**Exercise directions:** Output exactly the lines from the first one down to the line containing "import numpy as np", inclusive.

**Collected data:**
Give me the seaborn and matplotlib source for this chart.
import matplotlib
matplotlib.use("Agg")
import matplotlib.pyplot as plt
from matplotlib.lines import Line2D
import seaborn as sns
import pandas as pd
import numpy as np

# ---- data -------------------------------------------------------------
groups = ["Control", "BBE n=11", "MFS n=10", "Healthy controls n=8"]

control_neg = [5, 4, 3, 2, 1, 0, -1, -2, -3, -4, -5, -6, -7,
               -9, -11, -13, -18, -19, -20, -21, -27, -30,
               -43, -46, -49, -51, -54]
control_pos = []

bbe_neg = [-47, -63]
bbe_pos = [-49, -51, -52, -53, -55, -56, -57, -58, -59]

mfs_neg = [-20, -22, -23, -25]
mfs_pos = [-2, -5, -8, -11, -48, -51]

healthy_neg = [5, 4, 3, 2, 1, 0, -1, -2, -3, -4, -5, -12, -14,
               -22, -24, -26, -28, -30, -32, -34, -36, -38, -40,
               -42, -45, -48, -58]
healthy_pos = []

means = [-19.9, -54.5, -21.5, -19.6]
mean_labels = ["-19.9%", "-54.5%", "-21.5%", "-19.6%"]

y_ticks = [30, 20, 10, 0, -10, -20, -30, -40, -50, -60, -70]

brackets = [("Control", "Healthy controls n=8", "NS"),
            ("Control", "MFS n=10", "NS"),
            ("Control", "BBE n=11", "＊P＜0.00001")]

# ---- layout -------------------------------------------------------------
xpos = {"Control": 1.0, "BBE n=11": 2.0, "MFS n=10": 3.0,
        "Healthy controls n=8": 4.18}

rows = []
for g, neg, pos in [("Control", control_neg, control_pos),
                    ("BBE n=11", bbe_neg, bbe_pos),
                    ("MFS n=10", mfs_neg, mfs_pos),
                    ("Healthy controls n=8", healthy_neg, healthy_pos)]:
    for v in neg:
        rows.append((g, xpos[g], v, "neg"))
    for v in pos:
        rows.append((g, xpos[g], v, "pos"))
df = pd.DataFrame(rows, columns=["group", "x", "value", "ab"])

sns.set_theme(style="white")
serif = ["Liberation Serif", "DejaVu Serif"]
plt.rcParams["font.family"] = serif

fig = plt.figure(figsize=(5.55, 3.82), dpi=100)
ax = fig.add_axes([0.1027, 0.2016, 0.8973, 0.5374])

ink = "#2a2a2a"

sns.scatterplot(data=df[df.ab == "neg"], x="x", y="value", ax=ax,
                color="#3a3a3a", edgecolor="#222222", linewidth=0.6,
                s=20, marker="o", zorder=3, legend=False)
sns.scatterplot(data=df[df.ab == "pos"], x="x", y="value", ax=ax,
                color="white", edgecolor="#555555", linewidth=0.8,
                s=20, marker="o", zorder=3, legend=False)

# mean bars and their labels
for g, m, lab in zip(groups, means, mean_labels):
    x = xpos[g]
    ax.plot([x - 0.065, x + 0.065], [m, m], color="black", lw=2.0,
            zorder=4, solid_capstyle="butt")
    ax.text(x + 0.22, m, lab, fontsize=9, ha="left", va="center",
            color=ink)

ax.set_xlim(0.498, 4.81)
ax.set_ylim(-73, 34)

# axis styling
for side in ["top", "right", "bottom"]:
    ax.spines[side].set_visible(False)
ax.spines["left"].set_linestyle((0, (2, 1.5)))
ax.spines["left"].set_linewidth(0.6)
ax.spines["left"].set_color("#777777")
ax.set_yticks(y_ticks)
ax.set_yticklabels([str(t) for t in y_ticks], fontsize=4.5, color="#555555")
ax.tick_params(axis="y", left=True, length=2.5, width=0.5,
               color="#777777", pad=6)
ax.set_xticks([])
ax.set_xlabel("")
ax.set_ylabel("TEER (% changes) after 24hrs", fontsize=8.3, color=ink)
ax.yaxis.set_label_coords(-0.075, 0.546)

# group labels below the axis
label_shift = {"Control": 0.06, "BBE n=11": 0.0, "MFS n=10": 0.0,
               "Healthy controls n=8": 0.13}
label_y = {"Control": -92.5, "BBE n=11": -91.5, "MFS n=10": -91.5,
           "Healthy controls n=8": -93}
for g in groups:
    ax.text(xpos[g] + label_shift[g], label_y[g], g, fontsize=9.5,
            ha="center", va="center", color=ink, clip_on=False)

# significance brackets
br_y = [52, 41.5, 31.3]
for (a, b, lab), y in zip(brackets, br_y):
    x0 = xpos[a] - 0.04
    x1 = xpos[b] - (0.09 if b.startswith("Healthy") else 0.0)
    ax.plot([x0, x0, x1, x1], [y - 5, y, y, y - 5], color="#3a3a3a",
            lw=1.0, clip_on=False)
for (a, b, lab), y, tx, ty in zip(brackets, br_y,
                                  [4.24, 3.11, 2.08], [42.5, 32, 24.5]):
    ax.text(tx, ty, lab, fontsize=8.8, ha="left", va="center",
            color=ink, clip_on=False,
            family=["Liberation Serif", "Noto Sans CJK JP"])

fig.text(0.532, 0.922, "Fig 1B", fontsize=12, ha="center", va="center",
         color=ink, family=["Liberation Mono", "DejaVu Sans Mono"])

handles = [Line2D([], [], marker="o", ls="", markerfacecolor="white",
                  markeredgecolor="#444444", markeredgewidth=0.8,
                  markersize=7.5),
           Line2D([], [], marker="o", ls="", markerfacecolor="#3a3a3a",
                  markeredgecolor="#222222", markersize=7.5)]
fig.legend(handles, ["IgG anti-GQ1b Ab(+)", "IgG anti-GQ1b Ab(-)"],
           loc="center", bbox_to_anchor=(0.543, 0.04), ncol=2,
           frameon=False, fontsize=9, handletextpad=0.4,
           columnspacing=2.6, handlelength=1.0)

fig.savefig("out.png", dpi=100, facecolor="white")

**Answer for the task:**
Give me the seaborn and matplotlib source for this chart.
import matplotlib
matplotlib.use("Agg")
import matplotlib.pyplot as plt
from matplotlib.lines import Line2D
import seaborn as sns
import pandas as pd
import numpy as np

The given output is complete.